Though there are technically still a few hours left in September, tonight marks the launch of Archtober 2016, the city’s month-long celebration of architecture and design. Institutions across the city will be hosting events and exhibits focused on the way we live and the spaces we live in.

Festivities kick off with the launch of the Center for Architecture’s "Authenticity and Innovation," an exhibition examining preservation projects that fall outside the purview of the NYC Landmarks Preservation Commission. How have these historic buildings been "innovatively repurposed for our time," and what does it mean?

Curated by Donald Albrecht of the Museum of the City of New York, the exhibit will focus on 28 different sites, from an abandoned trolley terminal turned underground park (the Lowline, obviously) to a former barrel factory turned luxury hotel—that'd be the Wythe, pictured above. The idea is to look at the cultural, economic, environmental, and architectural implications of these various structures. Historic images and renderings are complemented by a series of photographs by Robert Stephenson, which show off how the older structures fulfilled their modern potential.

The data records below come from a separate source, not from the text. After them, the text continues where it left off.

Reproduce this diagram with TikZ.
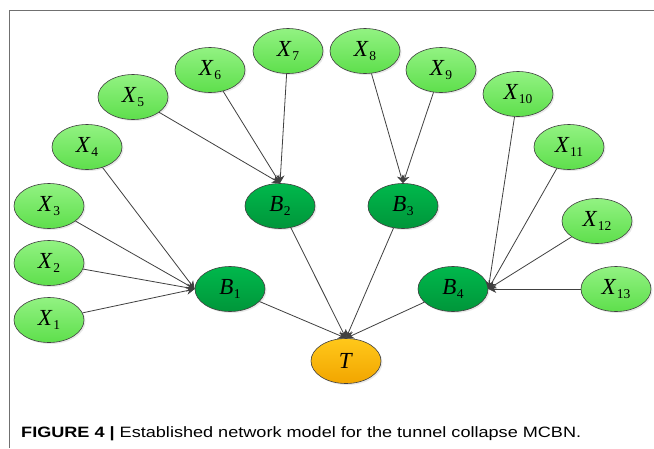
\documentclass[tikz,border=0pt]{standalone}
\usepackage{fontspec}
\setmainfont{Liberation Serif}
\newfontfamily\capfont{Liberation Sans}
\usetikzlibrary{arrows.meta,shadows,shapes.geometric}
\newcommand\lbl[2]{\textit{#1}\kern0.5pt\raisebox{-3.8pt}{\fontsize{13.5}{13.5}\selectfont #2}}
\definecolor{xtop}{HTML}{92F282}
\definecolor{xbot}{HTML}{5EDF4C}
\definecolor{btop}{HTML}{00B84C}
\definecolor{bbot}{HTML}{00963A}
\definecolor{ttop}{HTML}{FFC81A}
\definecolor{tbot}{HTML}{F2A500}
\definecolor{edgec}{HTML}{404040}
\definecolor{framec}{HTML}{707070}
\tikzset{
  nd/.style={ellipse, draw=edgec, line width=0.6pt, minimum width=70pt, minimum height=45pt, inner sep=0pt,
    font=\fontsize{23}{23}\selectfont,
    drop shadow={opacity=0.18, shadow xshift=1.5pt, shadow yshift=-1.5pt}},
  xnode/.style={nd, top color=xtop, bottom color=xbot},
  bnode/.style={nd, top color=btop, bottom color=bbot},
  tnode/.style={nd, top color=ttop, bottom color=tbot},
  conn/.style={draw=edgec, line width=0.8pt, -{Stealth[length=8pt,width=8pt]}},
}
\begin{document}
\begin{tikzpicture}[x=1pt,y=-1pt]
\useasboundingbox (0,0) rectangle (654,448);
\fill[white] (0,0) rectangle (654,448);
\draw[framec, line width=1pt] (9,448) -- (9,10.5) -- (654,10.5);
\node[xnode] (X1) at (49,320) {\lbl{X}{1}};
\node[xnode] (X2) at (49,263) {\lbl{X}{2}};
\node[xnode] (X3) at (49,206) {\lbl{X}{3}};
\node[xnode] (X4) at (87,147) {\lbl{X}{4}};
\node[xnode] (X5) at (133,97) {\lbl{X}{5}};
\node[xnode] (X6) at (210,70) {\lbl{X}{6}};
\node[xnode] (X7) at (288,51) {\lbl{X}{7}};
\node[xnode] (X8) at (365,51) {\lbl{X}{8}};
\node[xnode] (X9) at (441,70) {\lbl{X}{9}};
\node[xnode] (X10) at (518,94) {\lbl{X}{10}};
\node[xnode] (X11) at (569,147) {\lbl{X}{11}};
\node[xnode] (X12) at (597,221) {\lbl{X}{12}};
\node[xnode] (X13) at (616,289) {\lbl{X}{13}};
\node[bnode] (B1) at (230,289) {\lbl{B}{1}};
\node[bnode] (B2) at (280,206) {\lbl{B}{2}};
\node[bnode] (B3) at (403,206) {\lbl{B}{3}};
\node[bnode] (B4) at (453,289) {\lbl{B}{4}};
\node[tnode] (T) at (346,361) {\textit{T}};
\foreach \s in {X1,X2,X3,X4} \draw[conn] (\s) -- (B1.west);
\foreach \s in {X5,X6,X7} \draw[conn] (\s) -- (B2.north);
\foreach \s in {X8,X9} \draw[conn] (\s) -- (B3.north);
\foreach \s in {X10,X11,X12,X13} \draw[conn] (\s) -- (B4.east);
\foreach \s in {B1,B2,B3,B4} \draw[conn] (\s) -- (T.north);
\node[anchor=base west, inner sep=0pt, font=\capfont\fontsize{15}{15}\selectfont] (cap) at (21,437)
  {\resizebox{560pt}{\height}{\textbf{FIGURE 4 |} Established network model for the tunnel collapse MCBN.}};
\end{tikzpicture}
\end{document}
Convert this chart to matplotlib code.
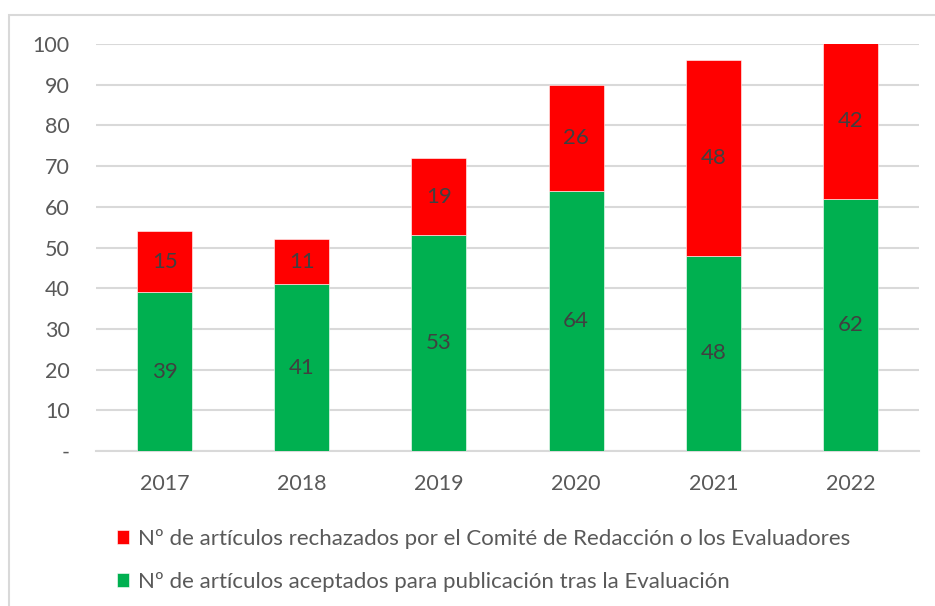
import matplotlib.pyplot as plt
from matplotlib.patches import Rectangle

years = ["2017", "2018", "2019", "2020", "2021", "2022"]
aceptados = [39, 41, 53, 64, 48, 62]
rechazados = [15, 11, 19, 26, 48, 42]
ytick_vals = [0, 10, 20, 30, 40, 50, 60, 70, 80, 90, 100]
ytick_labels = ["-", "10", "20", "30", "40", "50", "60", "70", "80", "90", "100"]

lbl_rech = "Nº de artículos rechazados por el Comité de Redacción o los Evaluadores"
lbl_acep = "Nº de artículos aceptados para publicación tras la Evaluación"

plt.rcParams['font.family'] = ['Lato', 'DejaVu Sans']

fig = plt.figure(figsize=(9.35, 6.06), dpi=100)
ax = fig.add_axes([96/935, 1 - 451/606, (919-96)/935, (451-44)/606])

# grey frame around the chart (cut off at right and bottom like the source)
fig.patches.append(Rectangle((9/935, -0.05), 1.2, 1 - 15/606 + 0.05,
                             transform=fig.transFigure, fill=False,
                             edgecolor="#D9D9D9", linewidth=1.5))

x = range(len(years))
green = "#00B050"
red = "#FF0000"
b1 = ax.bar(x, aceptados, width=0.4, color=green, edgecolor="white",
            linewidth=0.4, label=lbl_acep, zorder=3)
b2 = ax.bar(x, rechazados, width=0.4, bottom=aceptados, color=red,
            edgecolor="white", linewidth=0.4, label=lbl_rech, zorder=3)

ax.bar_label(b1, label_type="center", color="#404040", fontsize=16)
ax.bar_label(b2, label_type="center", color="#404040", fontsize=16)

ax.set_xlim(-0.5, len(years) - 0.5)
ax.set_ylim(0, 100)
ax.set_yticks(ytick_vals)
ax.set_yticklabels(ytick_labels)
ax.set_xticks(list(x))
ax.set_xticklabels(years)
ax.tick_params(axis="y", length=0, pad=19, labelsize=15.5, labelcolor="#595959")
ax.tick_params(axis="x", length=0, pad=16.5, labelsize=15.5, labelcolor="#595959")
ax.yaxis.grid(True, color="#D9D9D9", linewidth=1.5, zorder=0)
ax.set_axisbelow(True)
for s in ["top", "right", "left"]:
    ax.spines[s].set_visible(False)
ax.spines["bottom"].set_color("#D9D9D9")
ax.spines["bottom"].set_linewidth(1.5)

fig.legend([b2, b1], [lbl_rech, lbl_acep], loc="upper left",
           bbox_to_anchor=(117/935, 1 - 529/606), frameon=False,
           fontsize=16, labelcolor="#595959", handlelength=0.55,
           handleheight=0.55, handletextpad=0.4, labelspacing=1.03,
           borderpad=0, borderaxespad=0)

fig.savefig("out.png", dpi=100)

Also on the month’s agenda: The New York School of Interior Design’s exhibit on the homes of the future, MoMA’s exhibit about refugee camps, and Cooper Hewitt’s exhibit(s) focused on humanitarian design. If you’re not into formal exhibits, there are also approximately one million walking tours, boat tours, and stationary talks, on everything from the architectural history of the World Trade Center site to the history of housing development in New York City.